**Aim:** Copy the material that follows word for word and omit its pictures.
· · · · · · ·
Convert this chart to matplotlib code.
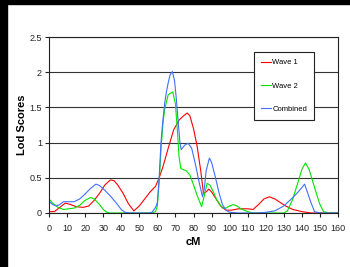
import matplotlib.pyplot as plt
from matplotlib.patches import Rectangle

plt.rcParams['font.family'] = ['Liberation Sans', 'DejaVu Sans']

# Wave 1
wave1_cm = [0, 3, 6, 9, 12, 15, 19, 22, 25, 28, 31, 34, 36, 38, 41, 44, 47, 50, 53, 56,
            59, 61, 63, 66, 69, 72, 74.5, 76.5, 78, 80, 82, 84, 85.5, 87, 88.5, 90, 92, 95,
            98, 101, 105, 110, 113, 116, 119, 122, 125, 128, 131, 135, 140, 145, 150, 155, 160]
wave1_lod = [0.02, 0.02, 0.08, 0.14, 0.12, 0.09, 0.08, 0.1, 0.18, 0.28, 0.4, 0.47, 0.46, 0.4,
             0.28, 0.13, 0.03, 0.1, 0.2, 0.3, 0.38, 0.5, 0.65, 0.92, 1.18, 1.32, 1.38, 1.42,
             1.38, 1.2, 0.95, 0.6, 0.28, 0.3, 0.34, 0.3, 0.22, 0.1, 0.04, 0.04, 0.06, 0.06,
             0.05, 0.12, 0.2, 0.23, 0.2, 0.15, 0.1, 0.05, 0.02, 0.0, 0.0, 0.0, 0.0]

# Wave 2
wave2_cm = [0, 2, 5, 8, 11, 14, 17, 20, 23, 25, 28, 30, 32, 34, 40, 50, 57, 59, 60, 61, 62,
            63, 64, 66, 68.5, 70, 71, 72, 73, 76, 78, 80, 82, 84.5, 86, 87.5, 89, 91, 93, 96,
            98, 100, 102, 104, 107, 110, 113, 120, 130, 132, 135, 138, 140, 142, 144, 146,
            148, 150, 152, 155, 160]
wave2_lod = [0.2, 0.14, 0.08, 0.05, 0.06, 0.07, 0.11, 0.18, 0.22, 0.2, 0.12, 0.05, 0.01, 0,
             0, 0, 0, 0.02, 0.1, 0.45, 0.9, 1.25, 1.47, 1.68, 1.72, 1.55, 1.2, 0.8, 0.63,
             0.6, 0.54, 0.4, 0.25, 0.09, 0.25, 0.42, 0.4, 0.3, 0.18, 0.07, 0.07, 0.1, 0.12,
             0.1, 0.05, 0.02, 0, 0, 0, 0.03, 0.2, 0.45, 0.62, 0.71, 0.62, 0.45, 0.28, 0.12,
             0.02, 0, 0]

# Combined
comb_cm = [0, 2, 4, 6, 8, 11, 14, 17, 20, 23, 26, 28, 31, 34, 37, 40, 42, 45, 50, 55, 57,
           59, 60, 61, 62, 63, 64, 65, 66, 67, 68.3, 69.5, 70.5, 71.5, 72.5, 73.2, 75, 77,
           79, 81, 83, 85, 86, 87, 88.8, 90, 92, 94, 96, 98, 100, 105, 110, 115, 120, 125,
           130, 135, 138, 141.5, 143, 145, 147, 150, 155, 160]
comb_lod = [0.17, 0.12, 0.1, 0.12, 0.16, 0.16, 0.16, 0.2, 0.27, 0.35, 0.41, 0.39, 0.32, 0.24,
            0.15, 0.05, 0.01, 0, 0, 0, 0.01, 0.08, 0.15, 0.5, 1.0, 1.3, 1.55, 1.72, 1.85,
            1.96, 2.01, 1.88, 1.62, 1.3, 1.0, 0.9, 0.96, 0.99, 0.92, 0.7, 0.45, 0.23, 0.35,
            0.6, 0.78, 0.72, 0.52, 0.3, 0.12, 0.04, 0.01, 0, 0, 0, 0.01, 0.03, 0.1, 0.22,
            0.3, 0.41, 0.3, 0.15, 0.02, 0, 0, 0]

y_ticks = [0, 0.5, 1, 1.5, 2, 2.5]
y_labels = ["0", "0.5", "1", "1.5", "2", "2.5"]
x_ticks = list(range(0, 161, 10))

fig = plt.figure(figsize=(3.5, 2.67), dpi=100)
fig.patches.append(Rectangle((0, 0), 7 / 350, 1, transform=fig.transFigure,
                             color='black', zorder=0))
fig.patches.append(Rectangle((0, 1 - 4 / 267), 1, 4 / 267, transform=fig.transFigure,
                             color='black', zorder=0))

ax = fig.add_axes([49 / 350, 54 / 267, 289 / 350, 176 / 267])
ax.plot(wave1_cm, wave1_lod, color='#ff0000', lw=0.8, label='Wave 1')
ax.plot(wave2_cm, wave2_lod, color='#00e600', lw=0.8, label='Wave 2')
ax.plot(comb_cm, comb_lod, color='#3f6fff', lw=0.8, label='Combined')

ax.set_xlim(0, 160)
ax.set_ylim(0, 2.5)
ax.set_xticks(x_ticks)
ax.set_yticks(y_ticks)
ax.set_yticklabels(y_labels)
ax.yaxis.grid(True, color='#333333', lw=0.8)
ax.set_axisbelow(True)
for s in ax.spines.values():
    s.set_color('#222222')
    s.set_linewidth(0.8)
ax.tick_params(labelsize=6.5, length=3, width=0.8, pad=2, colors='#222222')
ax.tick_params(axis='x', pad=5)

ax.set_xlabel('cM', fontsize=8, fontweight='bold', labelpad=3)
ax.set_ylabel('Lod Scores', fontsize=8, fontweight='bold', labelpad=2)

leg = ax.legend(loc='upper left', bbox_to_anchor=(0.709, 0.915), fontsize=5.5,
                frameon=True, fancybox=False, framealpha=1, edgecolor='#222222',
                handlelength=1.3, handletextpad=0.2, labelspacing=2.1,
                borderpad=0.9, borderaxespad=0)
leg.get_frame().set_linewidth(0.8)

fig.savefig('out.png', dpi=100)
· · · · · · ·
**Exercise response:**
Convert this chart to matplotlib code.
import matplotlib.pyplot as plt
from matplotlib.patches import Rectangle

plt.rcParams['font.family'] = ['Liberation Sans', 'DejaVu Sans']

# Wave 1
wave1_cm = [0, 3, 6, 9, 12, 15, 19, 22, 25, 28, 31, 34, 36, 38, 41, 44, 47, 50, 53, 56,
            59, 61, 63, 66, 69, 72, 74.5, 76.5, 78, 80, 82, 84, 85.5, 87, 88.5, 90, 92, 95,
            98, 101, 105, 110, 113, 116, 119, 122, 125, 128, 131, 135, 140, 145, 150, 155, 160]
wave1_lod = [0.02, 0.02, 0.08, 0.14, 0.12, 0.09, 0.08, 0.1, 0.18, 0.28, 0.4, 0.47, 0.46, 0.4,
             0.28, 0.13, 0.03, 0.1, 0.2, 0.3, 0.38, 0.5, 0.65, 0.92, 1.18, 1.32, 1.38, 1.42,
             1.38, 1.2, 0.95, 0.6, 0.28, 0.3, 0.34, 0.3, 0.22, 0.1, 0.04, 0.04, 0.06, 0.06,
             0.05, 0.12, 0.2, 0.23, 0.2, 0.15, 0.1, 0.05, 0.02, 0.0, 0.0, 0.0, 0.0]

# Wave 2
wave2_cm = [0, 2, 5, 8, 11, 14, 17, 20, 23, 25, 28, 30, 32, 34, 40, 50, 57, 59, 60, 61, 62,
            63, 64, 66, 68.5, 70, 71, 72, 73, 76, 78, 80, 82, 84.5, 86, 87.5, 89, 91, 93, 96,
            98, 100, 102, 104, 107, 110, 113, 120, 130, 132, 135, 138, 140, 142, 144, 146,
            148, 150, 152, 155, 160]
wave2_lod = [0.2, 0.14, 0.08, 0.05, 0.06, 0.07, 0.11, 0.18, 0.22, 0.2, 0.12, 0.05, 0.01, 0,
             0, 0, 0, 0.02, 0.1, 0.45, 0.9, 1.25, 1.47, 1.68, 1.72, 1.55, 1.2, 0.8, 0.63,
             0.6, 0.54, 0.4, 0.25, 0.09, 0.25, 0.42, 0.4, 0.3, 0.18, 0.07, 0.07, 0.1, 0.12,
             0.1, 0.05, 0.02, 0, 0, 0, 0.03, 0.2, 0.45, 0.62, 0.71, 0.62, 0.45, 0.28, 0.12,
             0.02, 0, 0]

# Combined
comb_cm = [0, 2, 4, 6, 8, 11, 14, 17, 20, 23, 26, 28, 31, 34, 37, 40, 42, 45, 50, 55, 57,
           59, 60, 61, 62, 63, 64, 65, 66, 67, 68.3, 69.5, 70.5, 71.5, 72.5, 73.2, 75, 77,
           79, 81, 83, 85, 86, 87, 88.8, 90, 92, 94, 96, 98, 100, 105, 110, 115, 120, 125,
           130, 135, 138, 141.5, 143, 145, 147, 150, 155, 160]
comb_lod = [0.17, 0.12, 0.1, 0.12, 0.16, 0.16, 0.16, 0.2, 0.27, 0.35, 0.41, 0.39, 0.32, 0.24,
            0.15, 0.05, 0.01, 0, 0, 0, 0.01, 0.08, 0.15, 0.5, 1.0, 1.3, 1.55, 1.72, 1.85,
            1.96, 2.01, 1.88, 1.62, 1.3, 1.0, 0.9, 0.96, 0.99, 0.92, 0.7, 0.45, 0.23, 0.35,
            0.6, 0.78, 0.72, 0.52, 0.3, 0.12, 0.04, 0.01, 0, 0, 0, 0.01, 0.03, 0.1, 0.22,
            0.3, 0.41, 0.3, 0.15, 0.02, 0, 0, 0]

y_ticks = [0, 0.5, 1, 1.5, 2, 2.5]
y_labels = ["0", "0.5", "1", "1.5", "2", "2.5"]
x_ticks = list(range(0, 161, 10))

fig = plt.figure(figsize=(3.5, 2.67), dpi=100)
fig.patches.append(Rectangle((0, 0), 7 / 350, 1, transform=fig.transFigure,
                             color='black', zorder=0))
fig.patches.append(Rectangle((0, 1 - 4 / 267), 1, 4 / 267, transform=fig.transFigure,
                             color='black', zorder=0))

ax = fig.add_axes([49 / 350, 54 / 267, 289 / 350, 176 / 267])
ax.plot(wave1_cm, wave1_lod, color='#ff0000', lw=0.8, label='Wave 1')
ax.plot(wave2_cm, wave2_lod, color='#00e600', lw=0.8, label='Wave 2')
ax.plot(comb_cm, comb_lod, color='#3f6fff', lw=0.8, label='Combined')

ax.set_xlim(0, 160)
ax.set_ylim(0, 2.5)
ax.set_xticks(x_ticks)
ax.set_yticks(y_ticks)
ax.set_yticklabels(y_labels)
ax.yaxis.grid(True, color='#333333', lw=0.8)
ax.set_axisbelow(True)
for s in ax.spines.values():
    s.set_color('#222222')
    s.set_linewidth(0.8)
ax.tick_params(labelsize=6.5, length=3, width=0.8, pad=2, colors='#222222')
ax.tick_params(axis='x', pad=5)

ax.set_xlabel('cM', fontsize=8, fontweight='bold', labelpad=3)
ax.set_ylabel('Lod Scores', fontsize=8, fontweight='bold', labelpad=2)

leg = ax.legend(loc='upper left', bbox_to_anchor=(0.709, 0.915), fontsize=5.5,
                frameon=True, fancybox=False, framealpha=1, edgecolor='#222222',
                handlelength=1.3, handletextpad=0.2, labelspacing=2.1,
                borderpad=0.9, borderaxespad=0)
leg.get_frame().set_linewidth(0.8)

fig.savefig('out.png', dpi=100)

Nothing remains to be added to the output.